DIRECTION: Filter out everything except lines holding "this".

(Code that draws figures)
==============================

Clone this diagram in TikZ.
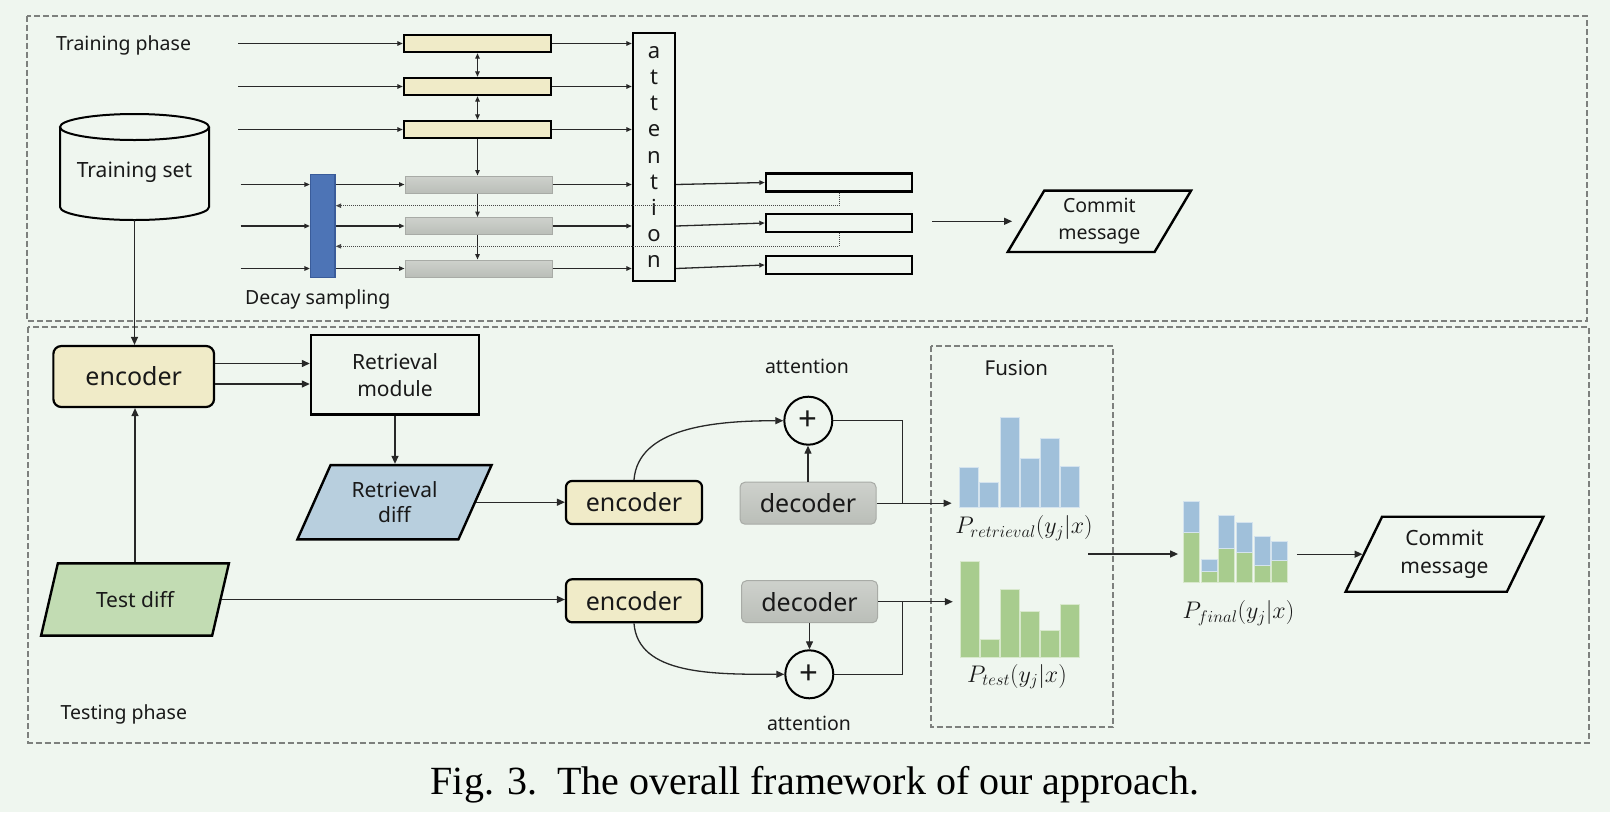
\RequirePackage{fix-cm}
\documentclass[tikz,border=0pt]{standalone}
\usepackage{fontspec}
\newfontfamily\dsans{Noto Sans}
\newfontfamily\capfont{Liberation Serif}
\usetikzlibrary{arrows.meta,shapes.geometric,calc}
\definecolor{bg}{RGB}{239,246,239}
\definecolor{yel}{RGB}{240,235,200}
\definecolor{gtop}{RGB}{206,209,204}
\definecolor{gbot}{RGB}{186,190,184}
\definecolor{grayedge}{RGB}{168,171,166}
\definecolor{bluebar}{RGB}{77,116,182}
\definecolor{bluebaredge}{RGB}{58,92,154}
\definecolor{rdiffc}{RGB}{184,207,222}
\definecolor{tdiffc}{RGB}{194,220,179}
\definecolor{hblue}{RGB}{160,192,218}
\definecolor{hgreen}{RGB}{168,204,142}
\definecolor{dashc}{RGB}{125,128,125}
\definecolor{linec}{RGB}{40,40,40}
\definecolor{txt}{RGB}{25,25,25}
\begin{document}
\begin{tikzpicture}[x=1pt,y=-1pt,
  every node/.style={text=txt},
  con/.style={draw=linec, line width=1.3pt},
  arr/.style={con, -{Triangle[length=8pt,width=7pt]}},
  sarr/.style={con, -{Triangle[length=5.5pt,width=4.5pt]}},
  dbl/.style={con, {Triangle[length=5.5pt,width=4.5pt]}-{Triangle[length=5.5pt,width=4.5pt]}},
  dotarr/.style={draw=linec!85, line width=0.9pt, dash pattern=on 1pt off 1pt, -{Triangle[length=5.5pt,width=4.5pt]}},
  border/.style={draw=dashc, line width=1.8pt, dash pattern=on 6pt off 3pt},
  ybar/.style={draw=black, line width=2.4pt, fill=yel, minimum width=147pt, minimum height=17pt, inner sep=0pt},
  gbar/.style={draw=grayedge, line width=1pt, top color=gtop, bottom color=gbot, minimum width=147pt, minimum height=17pt, inner sep=0pt},
  obar/.style={draw=black, line width=2.4pt, minimum width=146pt, minimum height=18pt, inner sep=0pt},
  encbox/.style={draw=black, line width=2.2pt, fill=yel, rounded corners=6pt, minimum width=136pt, minimum height=43pt, inner sep=0pt, font=\dsans\fontsize{25}{30}\selectfont},
  decbox/.style={draw=grayedge, line width=1pt, rounded corners=5pt, top color=gtop, bottom color=gbot, minimum width=136pt, minimum height=42pt, inner sep=0pt, font=\dsans\fontsize{25}{30}\selectfont},
  para/.style={trapezium, trapezium stretches=true, draw=black, line width=2.4pt, inner sep=0pt, align=center},
  lbl/.style={font=\dsans\fontsize{19.5}{24}\selectfont, inner sep=0pt},
  plus/.style={circle, draw=black, line width=2pt, minimum size=48pt, inner sep=0pt, font=\dsans\fontsize{33}{33}\selectfont},
  mlbl/.style={font=\fontsize{24}{28}\selectfont, inner sep=0pt},
  hb/.style={draw=white!55!hblue, line width=0.8pt, fill=hblue},
  hg/.style={draw=white!55!hgreen, line width=0.8pt, fill=hgreen},
]
\useasboundingbox (0,0) rectangle (1610,812);
\fill[bg] (0,0) rectangle (1610,812);

% frames
\draw[border] (27,15.7) rectangle (1587,320.7);
\draw[border] (28.3,327) rectangle (1589,742.7);
\draw[border] (930.7,346) rectangle (1113.3,727);

% ---------------- training phase ----------------
\node[lbl, anchor=west] (trp) at (55.8,45.7) {Training phase};

% cylinder
\draw[line width=2pt, draw=black] (60,127) -- (60,207)
  .. controls (60,214.2) and (93.4,220) .. (134.5,220)
  .. controls (175.6,220) and (209,214.2) .. (209,207) -- (209,127);
\draw[line width=2pt, draw=black] (134.5,127) ellipse [x radius=74.5pt, y radius=13pt];
\node[font=\dsans\fontsize{21}{25}\selectfont, minimum width=149pt, minimum height=106pt, inner sep=0pt] (ts) at (134.5,172) {Training set};
\coordinate (tsb) at (134.5,220);

\node[ybar] (y1) at (477.5,43.5) {};
\node[ybar] (y2) at (477.5,86.5) {};
\node[ybar] (y3) at (477.5,129.5) {};
\node[gbar] (g1) at (478.5,184.5) {};
\node[gbar] (g2) at (478.5,226) {};
\node[gbar] (g3) at (478.5,268.5) {};
\node[draw=bluebaredge, line width=1.5pt, fill=bluebar, minimum width=24.3pt, minimum height=103pt, inner sep=0pt] (blue) at (322.8,225.8) {};
\node[lbl, anchor=west] (dsl) at (245,299) {Decay sampling};

\node[draw=black, line width=2.4pt, minimum width=42pt, minimum height=248pt, inner sep=0pt, align=center, font=\dsans\fontsize{22}{26.2}\selectfont] (att) at (654,157) {a\\t\\t\\e\\n\\t\\i\\o\\n};

\node[obar] (o1) at (839,182.5) {};
\node[obar] (o2) at (839,223) {};
\node[obar] (o3) at (839,265) {};

\node[para, trapezium left angle=59.4, trapezium right angle=120.6, minimum width=183.3pt, minimum height=61.3pt, font=\dsans\fontsize{19.5}{26.7}\selectfont] (cm1) at (1099.4,221.3) {Commit\\message};

\coordinate (inA) at (238,0);
\coordinate (inB) at (240.7,0);
\foreach \b in {y1,y2,y3} {
  \draw[sarr] (inA |- \b) -- (\b.west);
  \draw[sarr] (\b.east) -- (att.west |- \b);
}
\foreach \b/\o in {g1/o1,g2/o2,g3/o3} {
  \draw[sarr] (inB |- \b) -- (blue.west |- \b);
  \draw[sarr] (blue.east |- \b) -- (\b.west);
  \draw[sarr] (\b.east) -- (att.west |- \b);
  \draw[sarr] (att.east |- \b) -- (\o.west);
}
\draw[dbl] (y1.south) -- (y2.north);
\draw[dbl] (y2.south) -- (y3.north);
\draw[sarr] (y3.south) -- (y3.south |- g1.north);
\draw[sarr] (y3.south |- g1.south) -- (y3.south |- g2.north);
\draw[sarr] (y3.south |- g2.south) -- (y3.south |- g3.north);
\coordinate (dA) at (0,205.7);
\coordinate (dB) at (0,246.3);
\draw[dotarr] (o1.south) |- (blue.east |- dA);
\draw[dotarr] (o2.south) |- (blue.east |- dB);
\draw[arr, shorten <=19pt, shorten >=12.5pt] (o2.east |- cm1.west) -- (cm1.west);

% ---------------- testing phase ----------------
\node[encbox, minimum width=160.7pt, minimum height=61pt, rounded corners=8pt] (enc) at (133.7,376.5) {encoder};
\node[draw=black, line width=2.4pt, minimum width=168pt, minimum height=79.3pt, inner sep=0pt, align=center, font=\dsans\fontsize{21}{27}\selectfont] (rm) at (395,374.7) {Retrieval\\module};
\node[para, fill=rdiffc, trapezium left angle=62, trapezium right angle=118, minimum width=194.4pt, minimum height=74.3pt, font=\dsans\fontsize{21}{25.7}\selectfont] (rdiff) at (394.5,502.2) {Retrieval\\diff};
\node[para, fill=tdiffc, trapezium left angle=62.5, trapezium right angle=117.5, minimum width=188.6pt, minimum height=72.3pt, font=\dsans\fontsize{21}{25}\selectfont] (td) at (135,599.5) {Test diff};
\node[lbl, anchor=west] (tsp) at (60.5,714) {Testing phase};

\node[encbox] (enc2) at (634,502.5) {encoder};
\node[encbox] (enc3) at (634,600.8) {encoder};
\node[decbox] (dec1) at (808,503.2) {decoder};
\node[decbox] (dec2) at (809.5,601.7) {decoder};
\node[plus] (c1) at (808.3,420.7) {+};
\node[plus] (c2) at (809.3,674.3) {+};
\node[lbl] (at1) at (807,366) {attention};
\node[lbl] (at2) at (809,723.5) {attention};
\node[font=\dsans\fontsize{20.5}{24}\selectfont, inner sep=0pt] (fus) at (1016.4,368.3) {Fusion};

% histograms
\node[inner sep=0pt, minimum width=120pt, minimum height=90pt] (h1) at (1019.3,462) {};
\node[inner sep=0pt, minimum width=118pt, minimum height=96pt] (h2) at (1019.5,610) {};
\node[inner sep=0pt, minimum width=104pt, minimum height=82pt] (hf) at (1235.3,542) {};
\foreach \x/\t in {959.3/467.3, 979.3/482.7, 1000/417.7, 1020/458.7, 1040.7/438.7, 1060.7/466}
  \draw[hb] (\x,507.3) rectangle (\x+19,\t);
\foreach \x/\t in {960.7/561.7, 980.7/639.3, 1000.7/589.3, 1020.5/611.7, 1040.5/630, 1060.5/604}
  \draw[hg] (\x,657.7) rectangle (\x+18.5,\t);
\foreach \x/\g/\b in {1183.3/532.7/501, 1201/571.7/559.3, 1218.3/548.3/515.7, 1236/552.7/522.7, 1254/565.7/536, 1271.7/560/541.7} {
  \draw[hg] (\x,582.7) rectangle (\x+16,\g);
  \draw[hb] (\x,\g) rectangle (\x+16,\b);
}
\node[mlbl] (lr) at (1024,528.3) {$P_{retrieval}(y_j|x)$};
\node[mlbl] (lt) at (1017,676.7) {$P_{test}(y_j|x)$};
\node[mlbl] (lf) at (1238.5,613.3) {$P_{final}(y_j|x)$};

\node[para, trapezium left angle=62.2, trapezium right angle=117.8, minimum width=197.9pt, minimum height=75pt, font=\dsans\fontsize{21}{28.3}\selectfont] (cm2) at (1444.5,554.2) {Commit\\message};

% connectors
\draw[arr] (tsb) -- (tsb |- enc.north);
\coordinate (ya) at (0,363.5);
\coordinate (yb) at (0,384);
\draw[arr] (enc.east |- ya) -- (rm.west |- ya);
\draw[arr] (enc.east |- yb) -- (rm.west |- yb);
\draw[arr] (rm.south) -- (rm.south |- rdiff.north);
\draw[arr] (rdiff.east) -- (rdiff.east -| enc2.west);
\draw[arr] (td.north) -- (td.north |- enc.south);
\draw[arr] (td.east) -- (td.east -| enc3.west);
\draw[arr] (enc2.north) .. controls +(4,-52) and +(-70,0) .. (c1.west);
\draw[arr] (enc3.south) .. controls +(4,52) and +(-70,0) .. (c2.west);
\draw[arr] (dec1.north) -- (dec1.north |- c1.south);
\draw[arr] (dec2.south) -- (dec2.south |- c2.north);
\coordinate (jx) at (902.7,0);
\draw[con] (c1.east) -| (jx |- dec1.east);
\draw[con] (c2.east) -| (jx |- dec2.east);
\draw[arr, shorten >=7.5pt] (dec1.east) -- (dec1.east -| h1.west);
\draw[arr, shorten >=7.5pt] (dec2.east) -- (dec2.east -| h2.west);
\coordinate (fst) at (1088.3,554);
\draw[arr, shorten >=5pt] (fst) -- (fst -| hf.west);
\draw[arr, shorten <=9.4pt] (hf.east |- cm2.west) -- (cm2.west);

% caption
\node[font=\capfont\fontsize{40}{44}\selectfont, text=black] (cap) at (815,785) {Fig. 3.\hspace{0.5em}The overall framework of our approach.};
\end{tikzpicture}
\end{document}
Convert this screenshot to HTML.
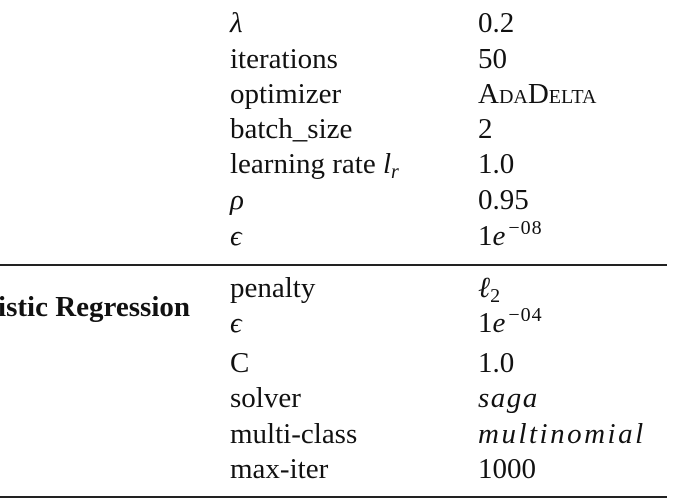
<!DOCTYPE html>
<html><head><meta charset="utf-8"><style>
html,body{margin:0;padding:0;background:#fff;}
#wrap{position:relative;width:680px;height:500px;overflow:hidden;font-family:"Liberation Serif","DejaVu Serif",serif;font-size:29px;color:#111;}
.c{position:absolute;white-space:nowrap;line-height:28px;height:28px;}
.i{font-style:italic;}
.sc{font-variant:small-caps;}
sup{font-size:20px;vertical-align:11px;line-height:0;margin-left:3px;letter-spacing:1px;}
sub{font-size:20px;vertical-align:-5px;line-height:0;}
.rule{position:absolute;left:0;width:667px;height:1.5px;background:#222;}
</style></head><body>
<div id="wrap">
<div class="c" style="left:230px;top:9px"><span class="i">λ</span></div>
<div class="c" style="left:478px;top:9px">0.2</div>
<div class="c" style="left:230px;top:45px">iterations</div>
<div class="c" style="left:478px;top:45px">50</div>
<div class="c" style="left:230px;top:80px">optimizer</div>
<div class="c sc" style="left:478px;top:80px">AdaDelta</div>
<div class="c" style="left:230px;top:115px">batch_size</div>
<div class="c" style="left:478px;top:115px">2</div>
<div class="c" style="left:230px;top:150px">learning rate <span class="i">l<sub>r</sub></span></div>
<div class="c" style="left:478px;top:150px">1.0</div>
<div class="c" style="left:230px;top:186px"><span class="i">ρ</span></div>
<div class="c" style="left:478px;top:186px">0.95</div>
<div class="c" style="left:230px;top:222px"><span class="i">ϵ</span></div>
<div class="c" style="left:478px;top:222px">1<span class="i">e</span><sup>−08</sup></div>

<div class="rule" style="top:264px"></div>

<div class="c" style="right:490px;top:293px;font-weight:bold">Logistic Regression</div>
<div class="c" style="left:230px;top:274px">penalty</div>
<div class="c" style="left:478px;top:274px"><span class="i">ℓ</span><sub style="font-style:normal">2</sub></div>
<div class="c" style="left:230px;top:309px"><span class="i">ϵ</span></div>
<div class="c" style="left:478px;top:309px">1<span class="i">e</span><sup>−04</sup></div>
<div class="c" style="left:230px;top:349px">C</div>
<div class="c" style="left:478px;top:349px">1.0</div>
<div class="c" style="left:230px;top:384px">solver</div>
<div class="c i" style="left:478px;top:384px;letter-spacing:1.5px">saga</div>
<div class="c" style="left:230px;top:420px">multi-class</div>
<div class="c i" style="left:478px;top:420px;letter-spacing:2.5px">multinomial</div>
<div class="c" style="left:230px;top:455px">max-iter</div>
<div class="c" style="left:478px;top:455px">1000</div>

<div class="rule" style="top:496px"></div>
</div>
</body></html>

==============================

REPLY TO THE EXERCISE:
Clone this diagram in TikZ.
Convert this screenshot to HTML.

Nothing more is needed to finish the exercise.